15. An electrical connector, comprising:

a dielectric housing having a cavity configured to receive a mating connector therein;

a contact sub-assembly having an array of contacts, the contact sub-assembly received in the housing such that each of the contacts are exposed within the cavity to engage the mating connector, each of the contacts having a beam portion and a tail portion, each tail portion includes a base section joined to a leg at a bend, each tail portion includes a tip section at a distal end thereof, the legs extending downward from the bends in a staggered pattern to form first and second sets of legs aligned in different first and second planes, wherein the contact sub-assembly further includes a base having an exposed surface exposed to the cavity of the housing, the base having a plurality of channels extending from the exposed surface, the tip sections of the tail portions received within respective ones of the channels and slidable within the channels.

16. The electrical connector of claim 15, wherein each of the first set of legs and the second set of legs includes legs from more than two contacts.

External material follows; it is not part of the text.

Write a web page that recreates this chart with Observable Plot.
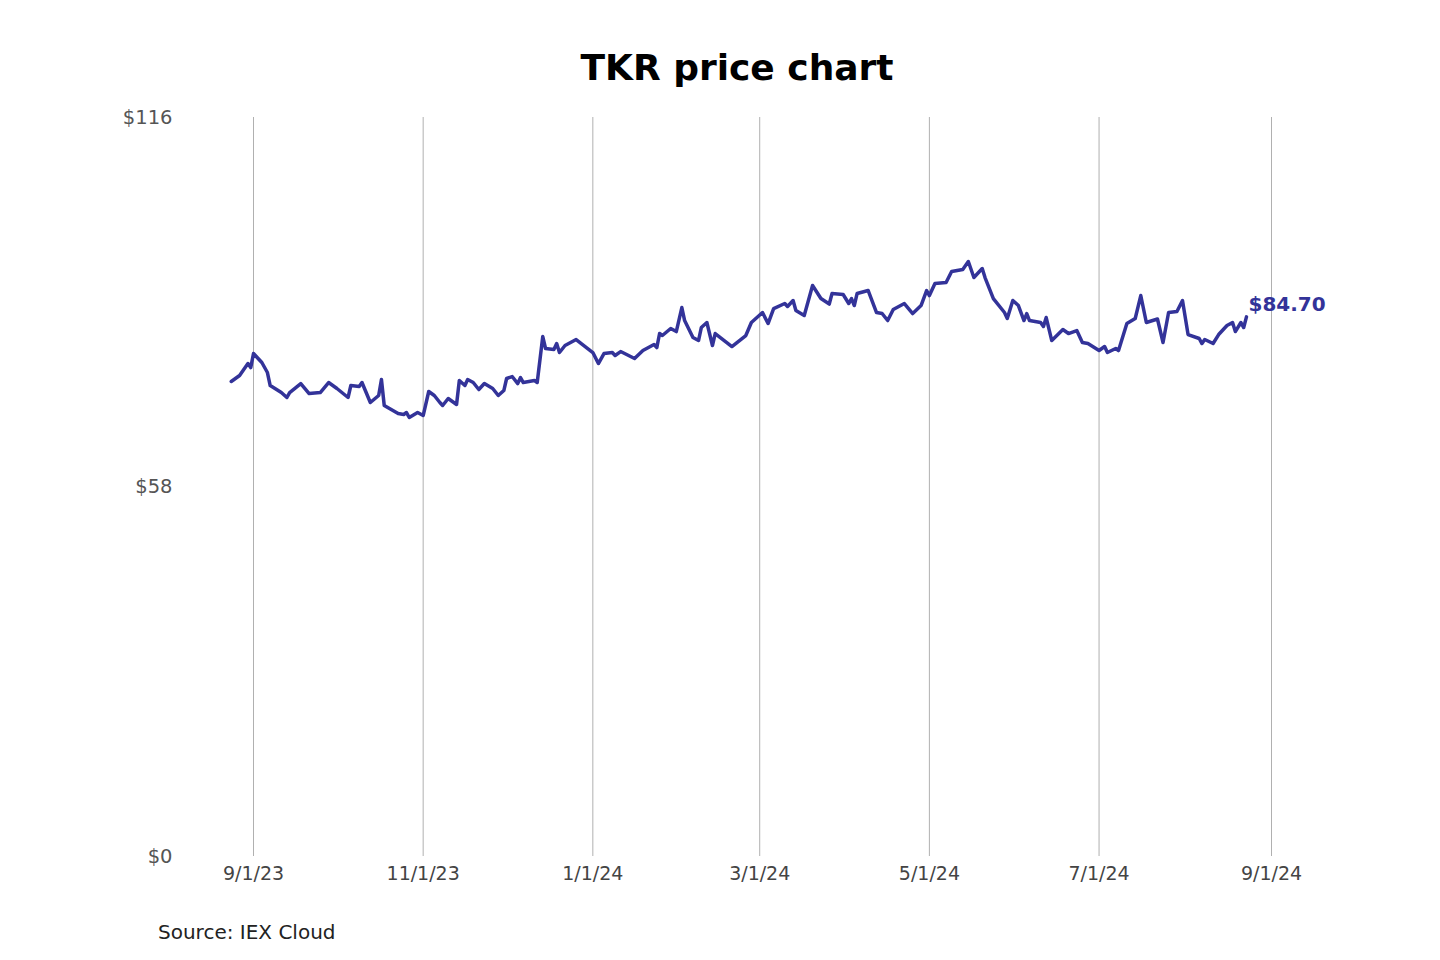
<!DOCTYPE html>
<html>
<head>
<meta charset="utf-8">
<script src="https://cdn.jsdelivr.net/npm/d3@7"></script>
<script src="https://cdn.jsdelivr.net/npm/@observablehq/plot@0.6"></script>
<style>
  html, body { margin: 0; padding: 0; background: #fff; }
  body { width: 1440px; font-family: "DejaVu Sans", sans-serif; }
  #title { height: 100px; box-sizing: border-box; padding-top: 48px; padding-left: 34px; line-height: 40px; text-align: center; font-weight: bold; font-size: 36px; color: #000; }
  #caption { margin-top: 24px; line-height: 24px; padding-left: 158px; font-size: 20px; color: #222; }
  #chart svg { display: block; }
</style>
</head>
<body>
<div id="title">TKR price chart</div>
<div id="chart"></div>
<div id="caption">Source: IEX Cloud</div>
<script>
const dates = [
  "2023-08-24","2023-08-27","2023-08-30","2023-08-31","2023-09-01","2023-09-04","2023-09-06","2023-09-07",
  "2023-09-11","2023-09-13","2023-09-14","2023-09-18","2023-09-21","2023-09-25","2023-09-28","2023-10-01",
  "2023-10-05","2023-10-06","2023-10-09","2023-10-10","2023-10-13","2023-10-16","2023-10-17","2023-10-18",
  "2023-10-23","2023-10-25","2023-10-26","2023-10-27","2023-10-30","2023-11-01","2023-11-03","2023-11-05",
  "2023-11-07","2023-11-08","2023-11-10","2023-11-13","2023-11-14","2023-11-16","2023-11-17","2023-11-19",
  "2023-11-21","2023-11-23","2023-11-26","2023-11-28","2023-11-30","2023-12-01","2023-12-03","2023-12-05",
  "2023-12-06","2023-12-07","2023-12-11","2023-12-12","2023-12-14","2023-12-15","2023-12-18","2023-12-19",
  "2023-12-20","2023-12-22","2023-12-26","2024-01-01","2024-01-03","2024-01-05","2024-01-08","2024-01-09",
  "2024-01-11","2024-01-16","2024-01-19","2024-01-23","2024-01-24","2024-01-25","2024-01-26","2024-01-29",
  "2024-01-31","2024-02-02","2024-02-03","2024-02-06","2024-02-08","2024-02-09","2024-02-11","2024-02-13",
  "2024-02-14","2024-02-20","2024-02-25","2024-02-27","2024-03-02","2024-03-04","2024-03-06","2024-03-10",
  "2024-03-11","2024-03-13","2024-03-14","2024-03-17","2024-03-20","2024-03-23","2024-03-26","2024-03-27",
  "2024-03-31","2024-04-02","2024-04-03","2024-04-04","2024-04-05","2024-04-09","2024-04-12","2024-04-14",
  "2024-04-16","2024-04-18","2024-04-22","2024-04-25","2024-04-28","2024-04-30","2024-05-01","2024-05-03",
  "2024-05-07","2024-05-09","2024-05-13","2024-05-15","2024-05-17","2024-05-20","2024-05-21","2024-05-24",
  "2024-05-28","2024-05-29","2024-05-31","2024-06-02","2024-06-04","2024-06-05","2024-06-06","2024-06-10",
  "2024-06-11","2024-06-12","2024-06-14","2024-06-18","2024-06-20","2024-06-23","2024-06-25","2024-06-27",
  "2024-07-01","2024-07-03","2024-07-04","2024-07-07","2024-07-08","2024-07-11","2024-07-14","2024-07-16",
  "2024-07-18","2024-07-22","2024-07-24","2024-07-26","2024-07-29","2024-07-31","2024-08-02","2024-08-06",
  "2024-08-07","2024-08-08","2024-08-11","2024-08-13","2024-08-16","2024-08-18","2024-08-19","2024-08-21",
  "2024-08-22","2024-08-23"
];
const prices = [
  74.56,75.50,77.38,76.75,78.95,77.54,75.97,73.93,
  72.83,72.05,72.83,74.24,72.67,72.83,74.40,73.46,
  72.05,73.93,73.77,74.40,71.26,72.36,74.87,70.79,
  69.53,69.38,69.69,68.91,69.69,69.22,72.99,72.36,
  71.26,70.79,71.89,70.95,74.71,73.93,74.87,74.40,
  73.30,74.24,73.46,72.36,73.14,75.03,75.34,74.24,
  75.18,74.40,74.71,74.40,81.62,79.74,79.58,80.52,
  79.11,80.21,81.15,79.11,77.38,78.95,79.11,78.64,
  79.26,78.17,79.42,80.36,79.89,82.09,81.78,82.88,
  82.40,86.17,84.13,81.46,80.99,83.03,83.82,80.21,
  82.09,80.05,81.78,83.82,85.39,83.66,86.01,86.80,
  86.33,87.27,85.70,84.92,89.62,87.58,86.72,88.37,
  88.21,86.80,87.58,86.48,88.37,88.84,85.39,85.23,
  84.13,85.86,86.80,85.23,86.48,88.84,88.05,89.94,
  90.10,91.82,92.14,93.39,90.88,92.29,90.88,87.58,
  85.39,84.45,87.27,86.48,84.13,85.23,84.13,83.82,
  83.19,84.60,80.99,82.72,82.09,82.56,80.68,80.52,
  79.42,80.05,79.11,79.74,79.42,83.66,84.45,88.05,
  83.82,84.37,80.68,85.39,85.55,87.27,81.93,81.31,
  80.52,81.15,80.52,81.93,83.35,83.82,82.40,83.82,
  83.03,84.70
];
const xTicks = ["2023-09-01","2023-11-01","2024-01-01","2024-03-01","2024-05-01","2024-07-01","2024-09-01"];
const yTicks = [0, 58, 116];
const xDomain = ["2023-09-01","2024-09-01"];

const parse = d3.utcParse("%Y-%m-%d");
const data = dates.map((d, i) => ({date: parse(d), price: prices[i]}));
const last = data[data.length - 1];
const fmtDate = d3.utcFormat("%-m/%-d/%y");

const chart = Plot.plot({
  width: 1440,
  height: 796,
  marginLeft: 253,
  marginRight: 169,
  marginTop: 17,
  marginBottom: 40,
  style: {fontFamily: "DejaVu Sans, sans-serif", background: "#fff", overflow: "visible"},
  x: {type: "utc", domain: xDomain.map(parse)},
  y: {domain: [0, 116]},
  marks: [
    Plot.gridX(xTicks.map(parse), {stroke: "#b0b0b0", strokeOpacity: 1, strokeWidth: 1}),
    Plot.axisX(xTicks.map(parse), {tickSize: 0, tickPadding: 10, tickFormat: fmtDate, fontSize: 19, fill: "#444", label: null}),
    Plot.axisY(yTicks, {tickSize: 0, tickPadding: 81, tickFormat: d => "$" + d, fontSize: 19.5, fill: "#555", label: null}),
    Plot.line(data, {x: "date", y: "price", stroke: "#333399", strokeWidth: 3.5, strokeLinejoin: "round", strokeLinecap: "round"}),
    Plot.text([last], {x: "date", y: "price", text: d => "$" + d.price.toFixed(2), textAnchor: "start", dx: 2, dy: -12, fontSize: 20, fontWeight: "bold", fill: "#333399"})
  ]
});
document.getElementById("chart").appendChild(chart);
</script>
</body>
</html>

17. An electrical connector, comprising:

a contact sub-assembly base having a at least one contact supporting surface generally facing in a common direction and configured to be exposed to a mating connector; and

an array of contacts mounted to the contact sub-assembly base and arranged along the contact supporting surface, the contacts configured to engage the mating connector, each of the contacts having a beam portion and a tail portion, each tail portion having a tip section at a distal end thereof, wherein adjacent tail portions are offset with respect to one another to form a first row of contacts and a second row of contacts, the tip sections of the contacts in the first row of contacts rest upon a respective one of the at least one contact support surface and generally extend therefrom along a first plane and the tip sections of the contacts in the second row of contacts rest upon a respective one of the at least one contact support surface and generally extend therefrom along a second plane.

18. The electrical connector of claim 17, wherein the contacts convey differential signals, a first of the contacts conveying one of the differential signals being arranged in the first row of contacts and a second of the contacts conveying the same differential signal being arranged in the second row of contacts.

19. The electrical connector of claim 17, wherein the contacts in the first row of contacts are aligned with one another and the contacts in the second row of contacts are aligned with one another.

20. The electrical connector of claim 17, wherein the first row of contacts are offset toward a mating end of the housing with respect to the second row of contacts such that the mating connector simultaneously engages the contacts of the first row of contacts prior to simultaneously engaging the contacts of the second row of contacts.